Cóż... wierni fani powinni być usatysfakcjonowani, gdyż materiał zebrany na "Beyond Magnetic" to surowe nagrania w starym thrashowym stylu (dla wszystkich zwolenników hasła, które nie przestaje bawić: "Metallica skończyła się na Kill’em All" - pozycja obowiązkowa), jednak utwory dłużą się w nieskończoność (najkrótsze "Hate Train" i "Hell And Back" trwają prawie siedem minut). Można mieć wrażenie, jakby niedokończone kompozycje z sesji nagraniowych do ostatniego studyjnego albumu zostały rozciągnięte nieco na siłę, specjalnie na potrzeby tego wydawnictwa.

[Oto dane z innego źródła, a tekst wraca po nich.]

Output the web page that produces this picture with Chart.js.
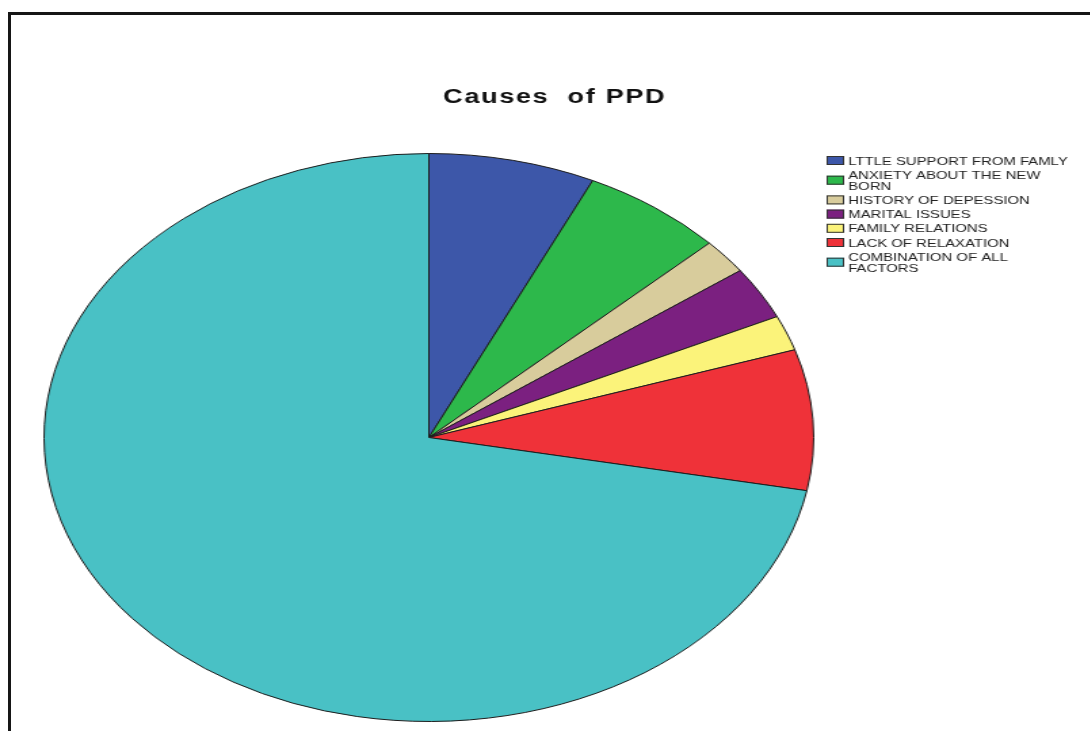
<!DOCTYPE html>
<html>
<head>
<meta charset="utf-8">
<script src="https://cdn.jsdelivr.net/npm/chart.js@4/dist/chart.umd.min.js"></script>
<style>
  html, body { margin:0; padding:0; background:#fff; overflow:hidden; }
  #wrap { position:absolute; left:0; top:0; width:805px; height:731px; transform:scaleX(1.355); transform-origin:0 0; }
  #frame { position:absolute; left:8px; top:12px; width:1200px; height:900px; border-left:3px solid #161616; border-top:3px solid #161616; pointer-events:none; }
</style>
</head>
<body>
<div id="wrap"><canvas id="pie"></canvas></div>
<div id="frame"></div>
<script>
/* Causes of PPD - SPSS style pie, stretched horizontally like the source picture */
const chartTitle = 'Causes  of PPD';
const categories = [
  ['LTTLE SUPPORT FROM FAMLY'],
  ['ANXIETY ABOUT THE NEW', 'BORN'],
  ['HISTORY OF DEPESSION'],
  ['MARITAL ISSUES'],
  ['FAMILY RELATIONS'],
  ['LACK OF RELAXATION'],
  ['COMBINATION OF ALL', 'FACTORS']
];
const counts = [7, 6, 2, 3, 2, 8, 72];
const colors = ['#3d57a9', '#2db84b', '#d8cc9c', '#7b2080', '#fbf37a', '#ef3239', '#49c1c5'];

const FONT = "'Liberation Sans', Arial, sans-serif";

// title + legend drawn by hand, SPSS legend has wrapped labels
const decor = {
  id: 'decor',
  afterDraw(chart){
    const ctx = chart.ctx;
    ctx.save();
    ctx.fillStyle = '#111';
    ctx.font = 'bold 20px ' + FONT;
    ctx.letterSpacing = '1.2px';
    ctx.textAlign = 'left';
    ctx.textBaseline = 'alphabetic';
    ctx.fillText(chartTitle, 327, 103);

    ctx.letterSpacing = '0px';
    ctx.font = '11px ' + FONT;
    const boxX = 610, boxW = 13, boxH = 9, textX = 626, lineH = 11, gap = 3.2;
    let y = 156;
    chart.data.labels.forEach((lines, i) => {
      const h = lines.length * lineH;
      const mid = y + h/2 - 1;
      ctx.fillStyle = chart.data.datasets[0].backgroundColor[i];
      ctx.fillRect(boxX, mid - boxH/2, boxW, boxH);
      ctx.strokeStyle = '#333';
      ctx.lineWidth = 1;
      ctx.strokeRect(boxX + 0.5, mid - boxH/2 + 0.5, boxW - 1, boxH - 1);
      ctx.fillStyle = '#222';
      lines.forEach((t, k) => ctx.fillText(t, textX, y + 8.6 + k*lineH));
      y += h + gap;
    });
    ctx.restore();
  }
};

new Chart(document.getElementById('pie'), {
  type: 'pie',
  data: {
    labels: categories,
    datasets: [{
      data: counts,
      backgroundColor: colors,
      borderColor: '#1c1c1c',
      borderWidth: 1
    }]
  },
  options: {
    responsive: true,
    maintainAspectRatio: false,
    animation: false,
    layout: { padding: { top: 153, bottom: 9, left: 32, right: 204 } },
    plugins: {
      legend: { display: false },
      title: { display: false },
      tooltip: { enabled: false }
    }
  },
  plugins: [decor]
});
</script>
</body>
</html>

O dziwo, najdłuższe "Rebel Of Babylon" wypada chyba najlepiej na całej EP-ce, jednak – mimo urozmaiceń w postaci zmian tempa czy basowej solówki - nic by się nie stało, gdyby też był krótszy. Riffy na "Beyond Magnetic" zapadają jednak w pamięci i gdyby dopracować produkcyjnie ten nie do końca "okrzesany" materiał, chętnie zamieniłbym go z kilkoma kompozycjami, które znalazły się na "Death Magnetic". Mimo wszystko, traktując minialbum jako rocznicowy prezent dla fanów oraz mając w pamięci współpracę z Lou Reedem, nie jest źle, ale ogólnie bez fajerwerków.